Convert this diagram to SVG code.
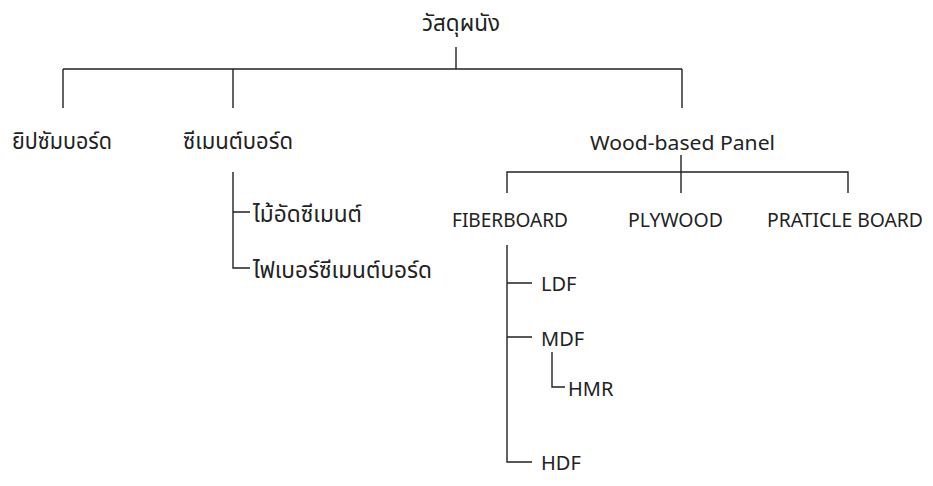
________________________
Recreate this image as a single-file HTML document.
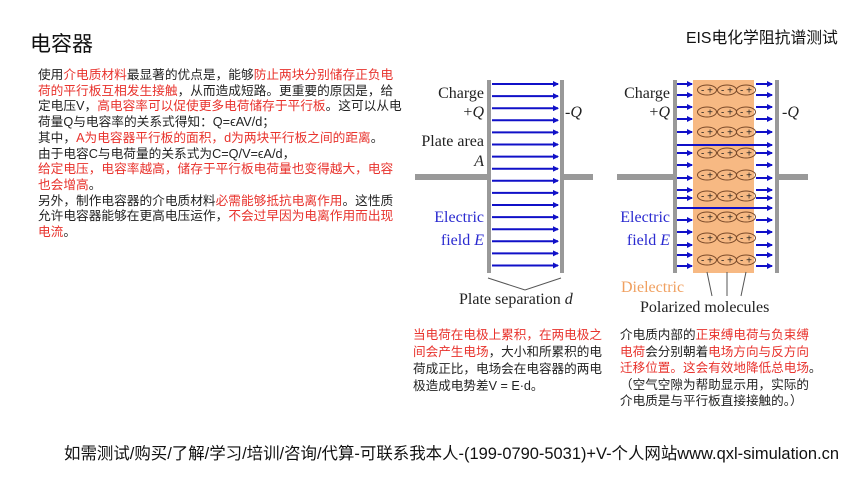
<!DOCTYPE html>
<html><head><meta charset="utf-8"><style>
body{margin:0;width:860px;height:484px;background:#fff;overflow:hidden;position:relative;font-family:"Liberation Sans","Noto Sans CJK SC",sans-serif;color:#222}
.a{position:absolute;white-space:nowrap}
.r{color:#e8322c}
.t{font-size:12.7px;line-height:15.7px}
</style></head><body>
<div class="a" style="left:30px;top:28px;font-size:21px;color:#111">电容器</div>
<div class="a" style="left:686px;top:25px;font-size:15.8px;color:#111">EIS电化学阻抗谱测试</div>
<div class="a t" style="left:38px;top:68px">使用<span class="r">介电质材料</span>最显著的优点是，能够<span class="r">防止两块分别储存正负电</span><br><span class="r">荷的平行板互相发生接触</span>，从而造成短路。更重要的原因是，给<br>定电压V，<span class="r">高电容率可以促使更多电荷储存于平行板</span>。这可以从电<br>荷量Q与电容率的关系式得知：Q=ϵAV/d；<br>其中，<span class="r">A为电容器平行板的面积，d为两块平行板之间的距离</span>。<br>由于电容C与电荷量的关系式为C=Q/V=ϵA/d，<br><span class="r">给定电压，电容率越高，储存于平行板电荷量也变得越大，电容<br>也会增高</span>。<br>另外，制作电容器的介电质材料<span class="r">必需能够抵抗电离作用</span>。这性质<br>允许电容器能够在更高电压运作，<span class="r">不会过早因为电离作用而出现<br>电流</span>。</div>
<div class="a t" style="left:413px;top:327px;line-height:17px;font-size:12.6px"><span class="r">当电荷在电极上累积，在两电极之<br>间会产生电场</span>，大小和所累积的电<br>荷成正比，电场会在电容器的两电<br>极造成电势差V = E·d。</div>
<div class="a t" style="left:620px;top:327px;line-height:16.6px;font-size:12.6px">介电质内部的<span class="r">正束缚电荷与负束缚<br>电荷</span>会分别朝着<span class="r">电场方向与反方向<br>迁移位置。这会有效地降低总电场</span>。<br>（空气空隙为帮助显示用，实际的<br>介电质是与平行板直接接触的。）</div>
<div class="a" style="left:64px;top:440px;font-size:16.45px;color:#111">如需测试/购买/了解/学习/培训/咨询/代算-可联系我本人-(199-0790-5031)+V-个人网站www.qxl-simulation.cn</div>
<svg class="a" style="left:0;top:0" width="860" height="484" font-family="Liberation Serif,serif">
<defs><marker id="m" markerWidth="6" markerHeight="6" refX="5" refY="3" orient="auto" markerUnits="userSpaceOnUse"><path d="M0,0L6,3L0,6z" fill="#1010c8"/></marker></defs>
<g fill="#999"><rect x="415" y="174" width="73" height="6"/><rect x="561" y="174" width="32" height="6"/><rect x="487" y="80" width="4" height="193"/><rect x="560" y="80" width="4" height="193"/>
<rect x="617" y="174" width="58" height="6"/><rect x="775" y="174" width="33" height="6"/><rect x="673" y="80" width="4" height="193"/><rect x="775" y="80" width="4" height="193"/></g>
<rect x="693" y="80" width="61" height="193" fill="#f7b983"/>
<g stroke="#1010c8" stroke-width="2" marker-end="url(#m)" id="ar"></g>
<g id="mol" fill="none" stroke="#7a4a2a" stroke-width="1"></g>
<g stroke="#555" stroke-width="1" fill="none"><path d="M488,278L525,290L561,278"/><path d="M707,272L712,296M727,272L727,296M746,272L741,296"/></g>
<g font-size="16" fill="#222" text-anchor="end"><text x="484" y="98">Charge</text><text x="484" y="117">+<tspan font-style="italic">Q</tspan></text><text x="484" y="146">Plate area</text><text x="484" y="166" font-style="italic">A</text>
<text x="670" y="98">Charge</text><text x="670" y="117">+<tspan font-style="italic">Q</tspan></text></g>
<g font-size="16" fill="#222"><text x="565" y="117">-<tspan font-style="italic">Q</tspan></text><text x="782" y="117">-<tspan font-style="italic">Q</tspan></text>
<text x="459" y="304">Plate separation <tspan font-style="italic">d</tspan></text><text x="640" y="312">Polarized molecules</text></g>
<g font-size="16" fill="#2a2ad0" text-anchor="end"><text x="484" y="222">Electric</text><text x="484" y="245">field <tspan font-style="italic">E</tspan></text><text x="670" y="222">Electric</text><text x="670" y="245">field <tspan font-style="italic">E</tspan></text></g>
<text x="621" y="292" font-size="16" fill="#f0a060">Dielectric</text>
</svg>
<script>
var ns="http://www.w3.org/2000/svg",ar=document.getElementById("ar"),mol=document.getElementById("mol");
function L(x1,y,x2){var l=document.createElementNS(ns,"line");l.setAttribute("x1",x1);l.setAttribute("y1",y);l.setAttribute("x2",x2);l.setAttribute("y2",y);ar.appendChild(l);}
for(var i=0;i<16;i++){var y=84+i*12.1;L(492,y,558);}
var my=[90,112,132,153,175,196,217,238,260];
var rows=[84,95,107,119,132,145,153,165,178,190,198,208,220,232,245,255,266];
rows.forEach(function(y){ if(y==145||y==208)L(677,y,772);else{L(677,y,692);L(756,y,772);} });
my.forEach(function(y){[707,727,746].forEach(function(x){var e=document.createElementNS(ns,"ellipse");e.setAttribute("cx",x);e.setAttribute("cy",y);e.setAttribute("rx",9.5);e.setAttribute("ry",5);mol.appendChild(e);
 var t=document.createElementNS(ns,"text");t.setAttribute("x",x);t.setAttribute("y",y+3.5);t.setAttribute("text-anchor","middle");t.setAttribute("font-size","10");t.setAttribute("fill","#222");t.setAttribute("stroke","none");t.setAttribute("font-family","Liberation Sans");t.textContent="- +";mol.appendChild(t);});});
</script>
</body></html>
________________________
### TASK
Work out how many lines above contain the word "document". Give only the number.

### RESULT FOR THIS EXERCISE
5